Schneider v. Schneider

110 N.H. 70 | N.H. | 1969

110 N.H. 70 (1969)

DORIS McCARTHY SCHNEIDER
v.
WILLIAM C. SCHNEIDER.

No. 5898.

Supreme Court of New Hampshire.

December 30, 1969.

Robert D. Marshall (by brief and orally), for the plaintiff.

Devine, Millimet, McDonough, Stahl & Branch and Robert A. Backus (Mr. Backus orally), for the defendant.

LAMPRON, J.

The plaintiff is the wife of the defendant. Both are and at all relevant times have been domicled in Massachusetts. The accident giving rise to the action at law for personal injuries occurred in New Hampshire on December 12, 1965 before the parties were married in Massachusetts on June 25, 1966. Suit was commenced in this state by writ dated December 28, 1967. The question of law raised by the defendant's motion to dismiss based on the Massachusetts law of interspousal immunity was transferred without ruling by Leahy, C. J. It is the plaintiff's contention that the law of this state which permits interspousal actions should govern. We do not agree.

It is the established law of New Hampshire that a wife may recover damage in a tort action against her husband. Morin v. Letourneau, 102 N. H. 309, 156 A. 2d 131; RSA 460:2. Under Massachusetts law such actions are not permitted. (Callow v. Thomas, 322 Mass. 550). There is a conflict between the law of the forum and place of injury and the law of common *71 domicile and residence of the parties. Johnson v. Johnson, 107 N. H. 30, 31, 216 A. 2d 781.

This court has decided that choice of law decisions in such cases ought to be based on relevant choice-influencing considerations. Clark v. Clark, 107 N. H. 351, 353, 222 A. 2d 205. These factors have been discussed at some length in the above case and summarized in Doiron v. Doiron, 109 N. H. 1, 3, 241 A. 2d 372. Some of these considerations will be more relevant to some types of cases and less to others. Generally the law of the State which has the more substantial connection with the total facts and with the particular issue being litigated will govern. Clark v. Clark, supra, 354; Goodrich-Scoles, Conflict of Laws, s. 92, p. 166 (1964).

In Thompson v. Thompson, 105 N. H. 86, 193 A. 2d 439, this court adopted the view that a significant consideration in determining disabilities to sue and immunities from suit is the domicile of the parties.

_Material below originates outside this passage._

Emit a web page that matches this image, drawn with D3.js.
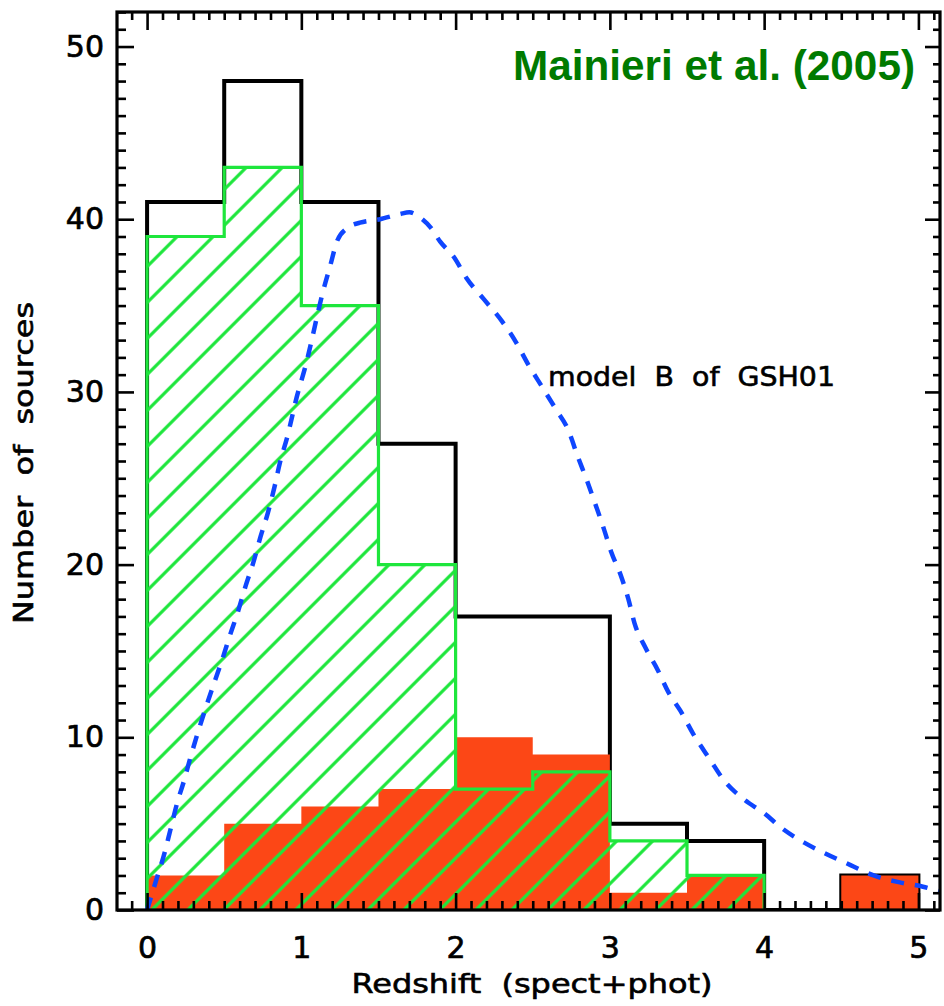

It was held there that the interspousal immunity which prevailed in Massachusetts, where the accident took place, was not of sufficient significance to militate against the application by the forum of the law of the State of domicile of the parties, New Hampshire, which permitted a wife to sue her husband in its courts.

This court held in Clark v. Clark, 107 N. H. 351, 222 A. 2d 205, that the fact that the parties involved were domiciled in New Hampshire, maintained their car under our laws, and were on a short automobile trip which began and ended here, were factors of such significance as to require that our law of negligence instead of the Vermont gross negligence law govern their status as host-guest.

On the other hand, we held in Johnson v. Johnson, 107 N. H. 30, 216 A. 2d 781, that the purpose of our law to give financial protection to persons injured in New Hampshire, by permitting legal actions to be pursued here, even by a wife against her husband, would not be seriously impaired by denying this right to a wife domiciled in Massachusetts thus recognizing this incident of the marital relationship in the state of domicile as the more dominant factor, for choice-of-law purposes in such a situation.

Contrarily in the case of Doiron v. Doiron, 109 N. H. 1, 241 A. 2d 372, the parties were domiciled in New Hampshire at the time of the accident. The wife then acquired a cause of action *72 enforceable in the courts of our State. On analysis we concluded that the enforcement of our long-standing policy of allowing a right of action to arise and be brought between New Hampshire spouses as a result of negligent conduct one toward the other was the most dominant choice-of-law consideration overriding any consideration in favor of applying the interspousal immunity law of the state in which they were domiciled after the injury and when the action was commenced.

We hold that the present case presents analogous considerations to and is governed by the Johnson case, supra. The main distinguishing factor is that the parties in the case at bar were not married at the time of the accident. However, the reasons which support the interspousal immunity doctrine of Massachusetts, the state of their domicile, were just as significant at the time suit was brought in this case as they were in the Johnson case. Their nonmarriage at the time of the accident was not a sufficient countervailing consideration to apply the law of New Hampshire and permit the action to be commenced and maintained after they became husband and wife. Hence the defendant's motion to dismiss should be granted.

Judgment for defendant.

GRIMES, J., concurred in the result; the others concurred.